North Carolina and other Southern states need to quickly do more to improve K-12 education as the number of “disadvantaged students” increases in the region’s public schools, according to a new report.
“Accelerating the Pace: The Future of Education in the American South,” a report released Tuesday, found that student achievement has increased significantly overall in the South in the past several decades. But the report found that Southern states must deal with historic inequities in education – student performance varies widely by race and income – that hold back many parts of the region.
To improve education, the report found that states need to get the South’s finest to become teachers, give students the support they need, strengthen students’ ability to go to college or get a job after high school and match resources with students’ needs.
“We can’t ignore the fact that the South and North Carolina lag behind the rest of the nation in school funding,” said Keith Poston, president and executive director of the Public School Forum of North Carolina, a nonpartisan advocate for better schools. “It shows up in many ways.”
The report from the Columbia Group, a network of seven Southern nonprofit organizations that includes the Public School Forum, also includes polling data of registered voters. The first annual Education Poll of the South found strong support from voters to improve the state of K-12 education in the region.

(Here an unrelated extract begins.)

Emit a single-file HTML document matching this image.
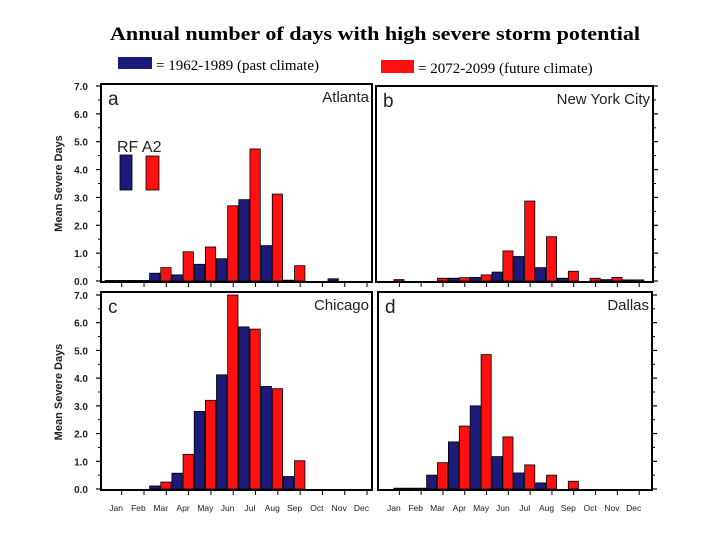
<!DOCTYPE html>
<html><head><meta charset="utf-8"><style>
body{margin:0;background:#fff;width:720px;height:540px;overflow:hidden}
svg{display:block}
</style></head><body>
<svg id="chart" width="720" height="540" viewBox="0 0 720 540" xmlns="http://www.w3.org/2000/svg">
<text x="110" y="40" textLength="530" lengthAdjust="spacingAndGlyphs" font-family="Liberation Serif, serif" font-weight="bold" font-size="19">Annual number of days with high severe storm potential</text>
<g>
<rect x="118" y="57" width="34" height="12" fill="#1c1a7a"/>
<text x="156" y="70" font-family="Liberation Serif, serif" font-size="15">= 1962-1989  (past climate)</text>
<rect x="381" y="60" width="33" height="13" fill="#ff1010"/>
<text x="418" y="73" font-family="Liberation Serif, serif" font-size="15">= 2072-2099  (future climate)</text>
</g>
<g id="panels"></g>
</svg>
<script>
const months = ["Jan","Feb","Mar","Apr","May","Jun","Jul","Aug","Sep","Oct","Nov","Dec"];
const yTicks = ["0.0","1.0","2.0","3.0","4.0","5.0","6.0","7.0"];
const atlantaPast   = [0.02,0.02,0.28,0.22,0.6,0.8,2.92,1.27,0.03,0,0.08,0];
const atlantaFuture = [0.02,0.02,0.48,1.05,1.22,2.7,4.74,3.12,0.55,0,0,0];
const nycPast   = [0,0,0,0.1,0.13,0.32,0.88,0.48,0.1,0,0.05,0.04];
const nycFuture = [0.05,0,0.1,0.12,0.22,1.08,2.87,1.59,0.35,0.1,0.13,0.04];
const chicagoPast   = [0,0,0.11,0.57,2.8,4.12,5.85,3.7,0.45,0,0,0];
const chicagoFuture = [0,0,0.25,1.25,3.2,7.0,5.77,3.62,1.02,0,0,0];
const dallasPast   = [0,0.03,0.5,1.7,3.0,1.17,0.58,0.22,0,0,0,0];
const dallasFuture = [0.03,0.03,0.95,2.27,4.85,1.88,0.87,0.5,0.28,0,0,0];

const NS="http://www.w3.org/2000/svg";
const root=document.getElementById('panels');
function mk(tag,attrs,parent){const e=document.createElementNS(NS,tag);for(const k in attrs)e.setAttribute(k,attrs[k]);(parent||root).appendChild(e);return e;}

const panels=[
 {id:'atlanta',letter:'a',city:'Atlanta',past:atlantaPast,fut:atlantaFuture,fx:101,fy:84,fw:271,fh:198,x0:105,mw:22.3,yTop:86,yBot:281,left:true,months:false},
 {id:'nyc',letter:'b',city:'New York City',past:nycPast,fut:nycFuture,fx:376,fy:86,fw:277,fh:196,x0:383,mw:21.8,yTop:86,yBot:281,left:false,months:false},
 {id:'chicago',letter:'c',city:'Chicago',past:chicagoPast,fut:chicagoFuture,fx:101,fy:292,fw:271,fh:198,x0:105,mw:22.3,yTop:295,yBot:489,left:true,months:true},
 {id:'dallas',letter:'d',city:'Dallas',past:dallasPast,fut:dallasFuture,fx:378,fy:292,fw:274,fh:198,x0:383,mw:21.8,yTop:295,yBot:489,left:false,months:true}
];

panels.forEach(p=>{
 const g=mk('g',{});
 
 
 const yS=v=>p.yBot-(v/7)*(p.yBot-p.yTop);
 const xS=i=>p.x0+i*p.mw;
 const bw=p.mw/2-0.8;
 for(let i=0;i<12;i++){
  if(p.past[i]>0){
   const r=mk('rect',{x:xS(i),y:yS(p.past[i]),width:bw,height:p.yBot-yS(p.past[i]),fill:'#1c1a7a',stroke:'#000','stroke-width':0.8},g);
   
   
  }
  if(p.fut[i]>0){
   const r=mk('rect',{x:xS(i)+p.mw/2,y:yS(p.fut[i]),width:bw,height:p.yBot-yS(p.fut[i]),fill:'#ff1010',stroke:'#000','stroke-width':0.8},g);
   
   
  }
  const t=mk('line',{x1:xS(i)+p.mw*0.75,x2:xS(i)+p.mw*0.75,y1:p.yBot,y2:p.yBot+6,stroke:'#000','stroke-width':1},g);
  
  
  if(p.months){
   const ml=mk('text',{x:xS(i)+p.mw/2,y:511,'text-anchor':'middle','font-family':'Liberation Sans, sans-serif','font-size':8.5,fill:'#222'},g);
   ml.textContent=months[i];
   
   
  }
 }
 const fr=mk('rect',{x:p.fx,y:p.fy,width:p.fw,height:p.fh,fill:'none',stroke:'#000','stroke-width':2},g);
 
 
 yTicks.forEach((lab,j)=>{
  const y=yS(parseFloat(lab));
  const tx=p.left?p.fx:p.fx+p.fw;
  const d=p.left?-1:1;
  const tk=mk('line',{x1:tx,x2:tx+d*5,y1:y,y2:y,stroke:'#000','stroke-width':1.2},g);
  
  
  const ym=yS(parseFloat(lab)+0.5);
  if(j<7){const tm=mk('line',{x1:tx,x2:tx+d*3,y1:ym,y2:ym,stroke:'#000','stroke-width':1},g);
   
   }
  if(p.left){
   const tl=mk('text',{x:88,y:y+4,'text-anchor':'end','font-family':'Liberation Sans, sans-serif','font-size':10,'font-weight':'bold',fill:'#222'},g);
   tl.textContent=lab;
   
   
  }
 });
 if(p.left){
  const cy=(p.yTop+p.yBot)/2;
  const at=mk('text',{x:62,y:cy,transform:`rotate(-90 62 ${cy})`,'text-anchor':'middle','font-family':'Liberation Sans, sans-serif','font-size':11,'font-weight':'bold',fill:'#222'},g);
  at.textContent='Mean Severe Days';
  
  
 }
 const lt=mk('text',{x:p.fx+7,y:p.fy+21,'font-family':'Liberation Sans, sans-serif','font-size':19,fill:'#222'},g);
 lt.textContent=p.letter;
 
 
 const ct=mk('text',{x:p.fx+p.fw-3,y:p.fy+18,'text-anchor':'end','font-family':'Liberation Sans, sans-serif','font-size':15,fill:'#222'},g);
 ct.textContent=p.city;
 
 
});

const ig=mk('g',{});


const it=mk('text',{x:117,y:152,'font-family':'Liberation Sans, sans-serif','font-size':16,fill:'#222'},ig);
it.textContent='RF A2';


const ib=mk('rect',{x:120,y:155,width:12,height:35,fill:'#1c1a7a',stroke:'#000','stroke-width':0.8},ig);


const ir=mk('rect',{x:146,y:156,width:13,height:34,fill:'#ff1010',stroke:'#000','stroke-width':0.8},ig);


</script>
</body></html>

The poll found that 85 percent of voters say states should take action to correct differences in the quality of education within the state, and 84 percent say their states should adjust school funding to ensure greater fairness between wealthy and poor communities. The percentages were even higher to both questions for voters from North Carolina.
“In North Carolina, this is a critical time to talk about school funding as the General Assembly begins its work on possibly overhauling school funding,” Poston said.
The report provides common ground across the political spectrum on issues such as improving teacher recruitment efforts and looking at how schools are funded and how money is spent, according to Terry Stoops, vice president of research for the John Locke Foundation.
“This is a report that those on the left and the right will be receptive to,” he said.
Last year, members of the Columbia Group came together to commission the poll and to make a new call for improving education in the South.
The report found that improving education will require addressing how some achievement gaps have worsened in the South. For instance, the gaps widened for North Carolina students from low-income families in national fourth- and eighth-grade tests. Some gaps also widened among the state’s black and Hispanic students.
“North Carolina has certainly been a leader in the last 20 to 30 years, but there are states making bigger gains right now,” Poston said. “Tennessee has been making some achievement gains in recent years, but all of us are seeing issues where gaps with lower-income students are widening.”
One way to help close the gaps, according to the report, is to help children get off to a good start. But the report noted that only 22 percent of North Carolina 4-year-olds were enrolled in state pre-kindergarten programs in 2016. North Carolina also ranked 33rd nationally in the Annie E. Casey Foundation’s annual KIDS Count report, which covers different indicators of children’s health.
Addressing the achievement gaps, the report found, also will require Southern states to deal with an increasingly diverse student population. The report called on states to look at school discipline practices in light of how black students are suspended at much higher rates than other groups.
There’s a “real crisis” in terms of how North Carolina schools are much more likely to suspend or expel black students than white students for the same offenses, according to Poston.
“When it’s something cut and dried like bringing a weapon, or having drugs, or fighting, there’s almost no difference in terms of punishment between black and white students,” Poston said. “But where there’s subjectivity entered into the process (such as for insubordination), black students are treated much more harshly.”
The report says states need to find enough resources to serve each child. While more money alone isn’t the answer, the report says “limited resources clearly hamper some students’ educational opportunities.”
In North Carolina, the report says the state’s school funding system “worked well for years, but demographics of the state’s children have changed dramatically, and larger counties are growing in population rapidly while rural areas are losing population.”
Poston said the level of funding affects which teachers are retained, what classes are offered and the quality of the spaces where children go to school.
The report mirrors some of the concerns that the Public School Forum recently cited in its list of the top 10 education issues for 2018.
Poston said the report and the poll should show state lawmakers that public support for public schools crosses party lines.
“I hope that legislators and other policymakers would see this report as proof that investing in education is good politics,” he said.
Stoops of the Locke Foundation said he wished the report had included information about how any reform efforts will be challenged by the need to pay for unfunded pension liabilities and rising health insurance costs.
Stoops said he also wished the report had talked about how charter schools can help with efforts to raise student achievement. Charter schools are taxpayer-funded public schools that are exempt from some of the regulations that traditional public schools must follow.
“There really is a role for the charter schools in moving education in the South forward,” Stoops said.
The report and complete poll results can be found online at www.acceleratingthepace.org.